Paul’s letter to the Corinthians includes a note of caution, ‘ so if you think you are standing, watch out that you do not fall.’ Really this links with the earlier need to nourish and nurture our faith. To understand the difference between accepting that we are loved and forgiven versus being lazy and complacent to the extent that we no longer want to foster the relationship through prayer, no longer bother involving God in both our happy times and our struggles, and no longer want to learn more of God’s nature through scripture which has more to reveal to us than we have days on earth.

In our reading from Isaiah as we hear of God’s invitation to the banquet, making it clear that we don’t need money to join in, it’s free to share in wine and milk to delight ourselves in rich food. Perhaps some find God’s generosity to be so far from anything they have ever experienced that they think it’s just too good to be true, there must be some catch, though not now those who attended the lunch provided this week by members of our church community. There are those who still insist on buying food when God offers a place at his table without cost where all are welcome without exception.

It seems that there is such a thing as a free lunch after all. Again the sceptical may ask ‘what have I done to deserve this’ and feel unworthy to accept even when it pleases God for us to do so. It’s a sign of trust in him and his love for us.

Sometimes we over complicate God’s invitation, there’s no dress code to worry about, no fiddly cutlery or awkward conversation. Try comparing it to the unconditional love of parents when the relationship with their child is at it’s best. As a hungry child when my mum would call out ‘dinners ready’ I didn’t try to rationalise the situation, I instinctively heard it as good news and came running. When you grow up in a house with 5 kids, 2 parents and 3 dogs I also quickly worked out it was best not to hang around! Grown up children invited back home for a Sunday roast probably don’t think to themselves what’s the catch, they just accept that they are loved and are happy to be nourished, for free, as often as possible.
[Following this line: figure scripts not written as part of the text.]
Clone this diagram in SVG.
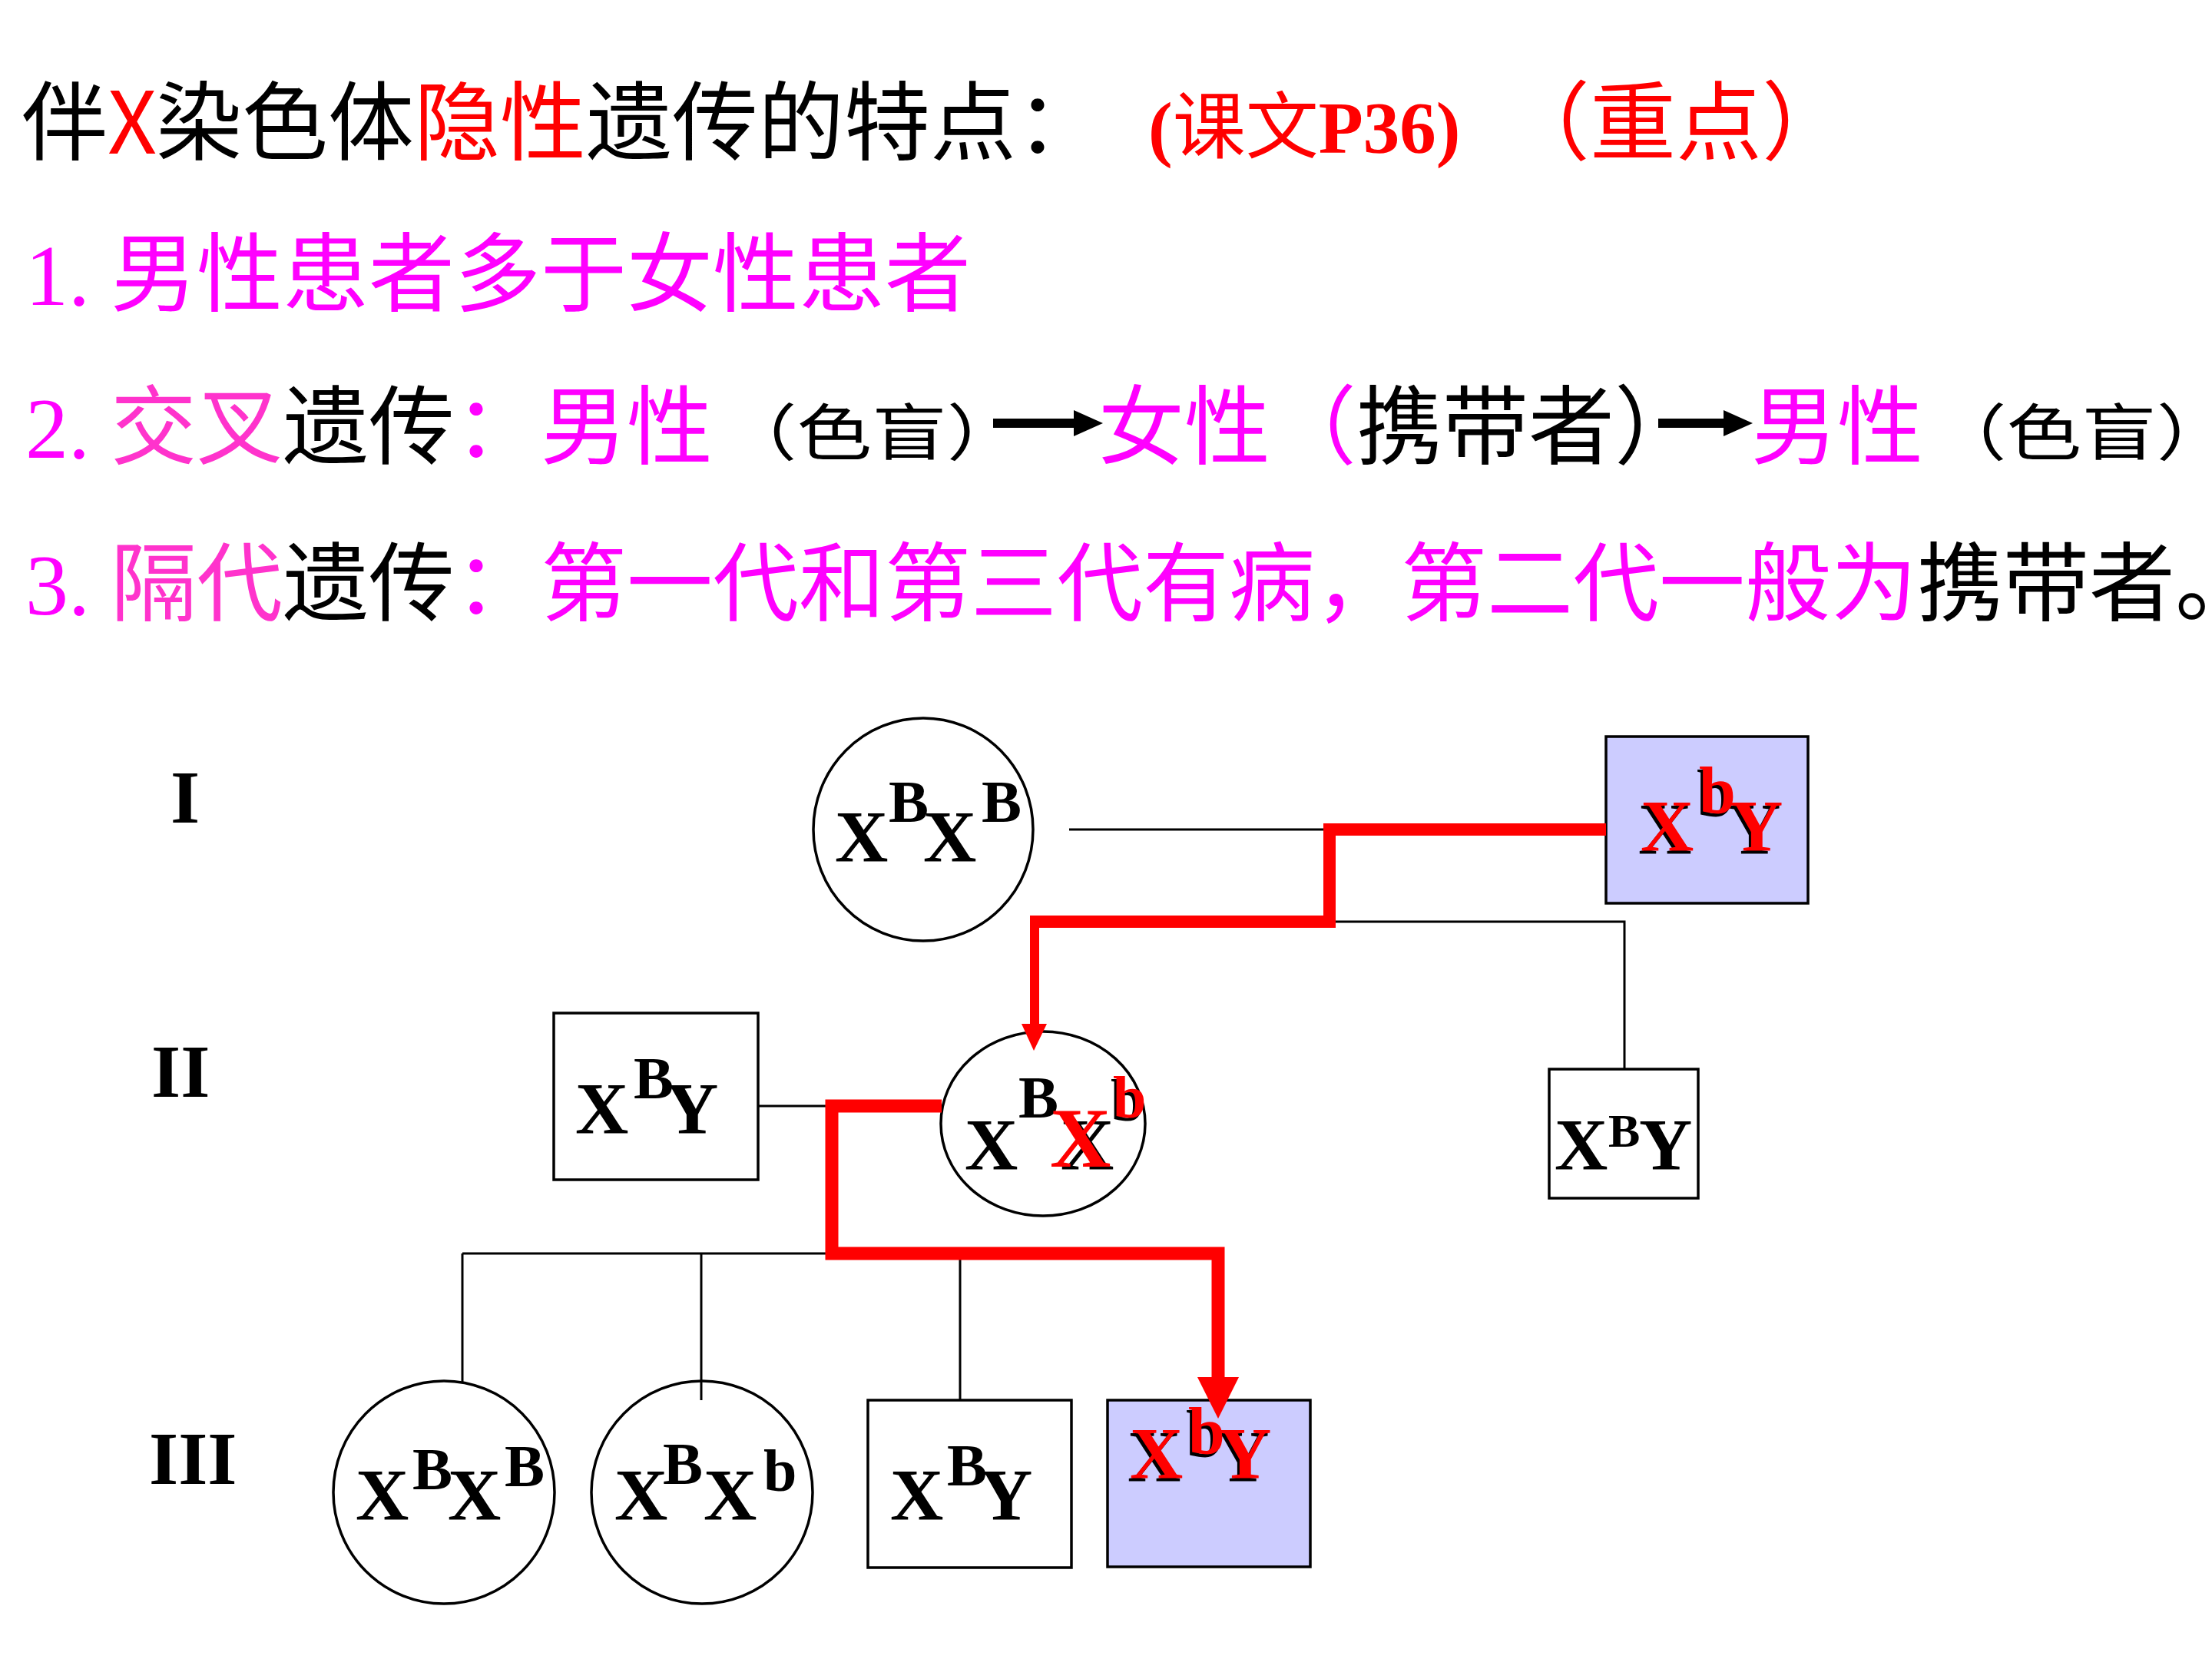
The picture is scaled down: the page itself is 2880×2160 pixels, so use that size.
<svg xmlns="http://www.w3.org/2000/svg" width="2880" height="2160" viewBox="0 0 2880 2160">
<style>
.cjk{font-family:"Noto Sans CJK SC",sans-serif;font-size:112px}
.num{font-family:"Liberation Serif",serif;font-size:112px}
.k{fill:#000}.m{fill:#FF00FF}.p{fill:#FF33CC}.r{fill:#FF0000}
.g{font-family:"Liberation Serif","Times New Roman",serif;font-weight:bold;font-size:96px}
.s{font-size:78px}
.line{stroke:#000;stroke-width:3;fill:none}
.red{stroke:#FF0000;fill:none;stroke-linejoin:miter;stroke-linecap:butt}
.node{stroke:#000;stroke-width:3.5;fill:#fff}
.aff{fill:#CCCCFF}
.lbl{font-family:"Liberation Serif",serif;font-weight:bold;font-size:98px;fill:#000}
</style>
<rect width="2880" height="2160" fill="#fff"/>

<g id="title">
<text class="cjk k" y="200"><tspan x="28">伴</tspan><tspan x="140" class="r">X</tspan><tspan x="203">染色体</tspan><tspan x="539" class="r">隐性</tspan><tspan x="763">遗传的特点：</tspan></text>
<text y="199" fill="#FF0000" font-size="95"><tspan x="1495" font-family="Liberation Serif,serif" font-weight="bold">(</tspan><tspan font-family="Noto Sans CJK SC,sans-serif">课文</tspan><tspan font-family="Liberation Serif,serif" font-weight="bold">P36)</tspan></text>
<text class="cjk r" x="1958" y="200">（重点）</text>
</g>

<g id="point1">
<text y="397"><tspan x="33" class="num m">1.</tspan><tspan x="144" class="cjk m">男性患者多于女性患者</tspan></text>
</g>

<g id="point2">
<text class="cjk" y="596"><tspan x="33" class="num m">2.</tspan><tspan x="144" class="p">交叉</tspan><tspan class="k">遗传</tspan><tspan class="m">：男性</tspan></text>
<text class="cjk k" font-size="80" style="font-size:80px" transform="translate(940,592) scale(1.22,1)">（色盲）</text>
<line x1="1293" y1="551" x2="1402" y2="551" stroke="#000" stroke-width="12"/>
<polygon points="1398,534 1436,551 1398,568" fill="#000"/>
<text class="cjk" y="596"><tspan x="1430" class="m">女性（</tspan><tspan class="k">携带者）</tspan></text>
<line x1="2159" y1="551" x2="2248" y2="551" stroke="#000" stroke-width="12"/>
<polygon points="2244,534 2282,551 2244,568" fill="#000"/>
<text class="cjk m" x="2280" y="596">男性</text>
<text class="cjk k" style="font-size:80px" transform="translate(2515,592) scale(1.22,1)">（色盲）</text>
</g>

<g id="point3">
<text class="cjk" y="800"><tspan x="33" class="num m">3.</tspan><tspan x="144" class="p">隔代</tspan><tspan class="k">遗传</tspan><tspan class="m">：第一代和第三代有病，第二代一般为</tspan><tspan class="k">携带者。</tspan></text>
</g>

<g id="gen-labels">
<text class="lbl" x="222" y="1071">I</text>
<text class="lbl" x="197" y="1428">II</text>
<text class="lbl" x="194" y="1932">III</text>
</g>

<g id="connectors">
<line class="line" x1="1392" y1="1080" x2="1731" y2="1080"/>
<polyline class="line" points="1731,1200 2115,1200 2115,1392"/>
<line class="line" x1="960" y1="1440" x2="1083" y2="1440"/>
<line class="line" x1="602" y1="1632" x2="1083" y2="1632"/>
<line class="line" x1="602" y1="1632" x2="602" y2="1799"/>
<line class="line" x1="913" y1="1632" x2="913" y2="1823"/>
<line class="line" x1="1250" y1="1632" x2="1250" y2="1823"/>
</g>

<g id="I-1">
<ellipse class="node" cx="1202" cy="1080" rx="143" ry="145"/>
<text class="g k"><tspan x="1087" y="1122">X</tspan><tspan class="s" x="1157" y="1070">B</tspan><tspan x="1202" y="1122">X</tspan><tspan class="s" x="1278" y="1070">B</tspan></text>
</g>

<g id="I-2">
<rect class="node aff" x="2091" y="959" width="263" height="217"/>
<text class="g k" transform="translate(-3,4)"><tspan x="2136" y="1108">X</tspan><tspan x="2212" y="1058" style="font-size:86px">b</tspan><tspan x="2252" y="1108">Y</tspan></text>
<text class="g r"><tspan x="2136" y="1108">X</tspan><tspan x="2212" y="1058" style="font-size:86px">b</tspan><tspan x="2252" y="1108">Y</tspan></text>
</g>

<g id="II-1">
<rect class="node" x="721" y="1319" width="266" height="217"/>
<text class="g k"><tspan x="749" y="1476">X</tspan><tspan class="s" x="825" y="1430">B</tspan><tspan x="866" y="1476">Y</tspan></text>
</g>

<g id="II-2">
<ellipse class="node" cx="1358" cy="1463" rx="133" ry="120"/>
<text class="g k"><tspan x="1256" y="1523">X</tspan><tspan class="s" x="1326" y="1455">B</tspan><tspan x="1381" y="1523">X</tspan><tspan class="s" x="1446" y="1459">b</tspan></text>
<text class="g r"><tspan x="1367" y="1519" style="font-size:110px">X</tspan><tspan class="s" x="1449" y="1455">b</tspan></text>
</g>

<g id="II-3">
<rect class="node" x="2017" y="1392" width="194" height="168"/>
<text class="g k"><tspan x="2024" y="1523">X</tspan><tspan x="2094" y="1493" style="font-size:62px">B</tspan><tspan x="2134" y="1523">Y</tspan></text>
</g>

<g id="III-1">
<ellipse class="node" cx="578" cy="1943" rx="144" ry="145"/>
<text class="g k"><tspan x="463" y="1979">X</tspan><tspan class="s" x="537" y="1939">B</tspan><tspan x="583" y="1979">X</tspan><tspan class="s" x="657" y="1935">B</tspan></text>
</g>

<g id="III-2">
<ellipse class="node" cx="914" cy="1943" rx="144" ry="145"/>
<line class="line" x1="913" y1="1799" x2="913" y2="1823"/>
<text class="g k"><tspan x="800" y="1979">X</tspan><tspan class="s" x="863" y="1932">B</tspan><tspan x="916" y="1979">X</tspan><tspan class="s" x="994" y="1941">b</tspan></text>
</g>

<g id="III-3">
<rect class="node" x="1130" y="1823" width="265" height="218"/>
<text class="g k"><tspan x="1159" y="1979">X</tspan><tspan class="s" x="1233" y="1934">B</tspan><tspan x="1275" y="1979">Y</tspan></text>
</g>

<g id="III-4">
<rect class="node aff" x="1442" y="1823" width="264" height="217"/>
<text class="g k" transform="translate(-3,4)"><tspan x="1471" y="1925">X</tspan><tspan x="1547" y="1892" style="font-size:86px">b</tspan><tspan x="1586" y="1925">Y</tspan></text>
<text class="g r"><tspan x="1471" y="1925">X</tspan><tspan x="1547" y="1892" style="font-size:86px">b</tspan><tspan x="1586" y="1925">Y</tspan></text>
</g>

<g id="inheritance-path">
<polyline class="red" stroke-width="16" points="2091,1080 1731,1080 1731,1200 1341,1200"/>
<line class="red" stroke-width="12" x1="1347" y1="1194" x2="1347" y2="1336"/>
<polygon points="1330,1333 1363,1333 1346,1368" fill="#FF0000"/>
<polyline class="red" stroke-width="17" points="1226,1440 1083,1440 1083,1632 1586,1632 1586,1796"/>
<polygon points="1559,1793 1613,1793 1586,1847" fill="#FF0000"/>
</g>
</svg>
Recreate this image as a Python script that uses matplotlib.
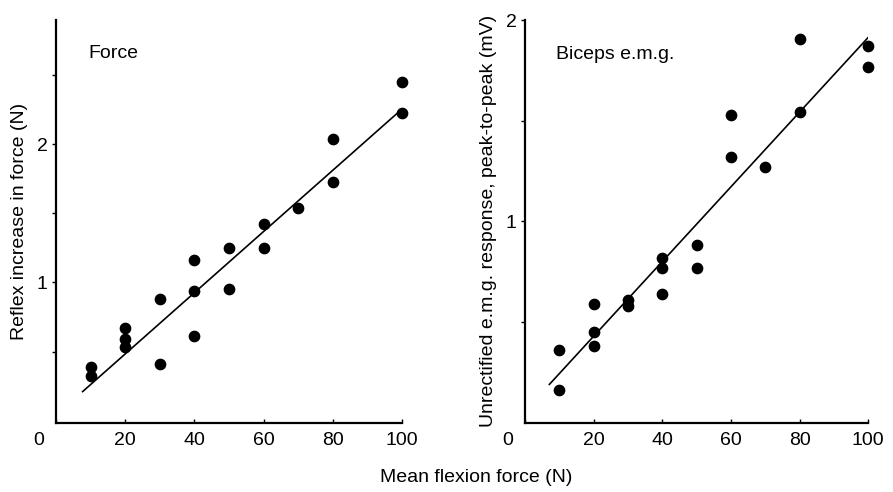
import matplotlib
matplotlib.use("Agg")
import matplotlib.pyplot as plt
import matplotlib.transforms as mtransforms

plt.rcParams['font.family'] = ['Liberation Sans', 'DejaVu Sans']

# Force panel
force_x = [10, 10, 20, 20, 20, 30, 30, 40, 40, 40, 50, 50, 60, 60, 70, 80, 80, 100, 100]
force_y = [0.39, 0.32, 0.67, 0.59, 0.53, 0.88, 0.41, 1.16, 0.94, 0.61, 1.25, 0.95,
           1.42, 1.25, 1.54, 2.04, 1.73, 2.45, 2.23]
force_fit_x = [7.7, 102]
force_fit_y = [0.21, 2.30]

# Biceps e.m.g. panel
emg_x = [10, 10, 20, 20, 20, 30, 30, 40, 40, 40, 50, 50, 60, 60, 70, 80, 80, 100, 100]
emg_y = [0.36, 0.16, 0.59, 0.45, 0.38, 0.61, 0.58, 0.82, 0.77, 0.64, 0.885, 0.77,
         1.53, 1.32, 1.27, 1.905, 1.545, 1.87, 1.765]
emg_fit_x = [7.1, 100.6]
emg_fit_y = [0.19, 1.925]

x_ticks = [0, 20, 40, 60, 80, 100]

fig = plt.figure(figsize=(8.93, 4.92), dpi=100)
ax1 = fig.add_axes([0.0627, 0.1409, 0.3875, 0.8184])
ax2 = fig.add_axes([0.5879, 0.1409, 0.3844, 0.8184])

fs = 14


def style(ax):
    for s in ['top', 'right']:
        ax.spines[s].set_visible(False)
    for s in ['left', 'bottom']:
        ax.spines[s].set_linewidth(1.6)
    ax.set_xlim(0, 100)
    ax.set_xticks(x_ticks)
    ax.set_xticklabels([str(v) for v in x_ticks], fontsize=fs)
    ax.tick_params(axis='x', direction='in', length=3, width=1, pad=7)
    ax.tick_params(axis='y', direction='out', length=3, width=1, pad=3)
    # shift the "0" label left of the origin
    off = mtransforms.ScaledTranslation(-0.17, 0, fig.dpi_scale_trans)
    lab = ax.get_xticklabels()[0]
    lab.set_transform(lab.get_transform() + off)


ax1.plot(force_fit_x, force_fit_y, color='black', lw=1.2)
ax1.scatter(force_x, force_y, s=55, color='black', zorder=3, clip_on=False)
ax1.set_ylim(-0.015, 2.9)
ax1.set_yticks([0.5, 1, 1.5, 2, 2.5])
ax1.set_yticklabels(['', '1', '', '2', ''], fontsize=fs)
ax1.set_ylabel('Reflex increase in force (N)', fontsize=fs, labelpad=6)
ax1.text(0.095, 0.918, 'Force', transform=ax1.transAxes, fontsize=fs, va='center')
style(ax1)

ax2.plot(emg_fit_x, emg_fit_y, color='black', lw=1.2)
ax2.scatter(emg_x, emg_y, s=55, color='black', zorder=3, clip_on=False)
ax2.set_ylim(0, 2.0)
ax2.set_yticks([0.5, 1, 1.5, 2])
ax2.set_yticklabels(['', '1', '', '2'], fontsize=fs)
ax2.set_ylabel('Unrectified e.m.g. response, peak-to-peak (mV)', fontsize=fs, labelpad=6)
ax2.text(0.09, 0.915, 'Biceps e.m.g.', transform=ax2.transAxes, fontsize=fs, va='center')
style(ax2)

fig.text(0.533, 0.03, 'Mean flexion force (N)', fontsize=fs, ha='center', va='center')

fig.savefig('out.png', dpi=100)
When the people told Jesus of the Galileans being slaughtered in the temple they didn’t spare him the gory detail of how the blood of those killed mingled with that of sacrificial animals. Perhaps they hoped to rile Jesus to the extent that he would endorse some violent act of retribution against Pilate and his forces. Instead he reminded them of their own mortality and their need to accept God’s love for them while they still had time. In doing this he reinforced the sometimes difficult to hear truth that true change begins with us.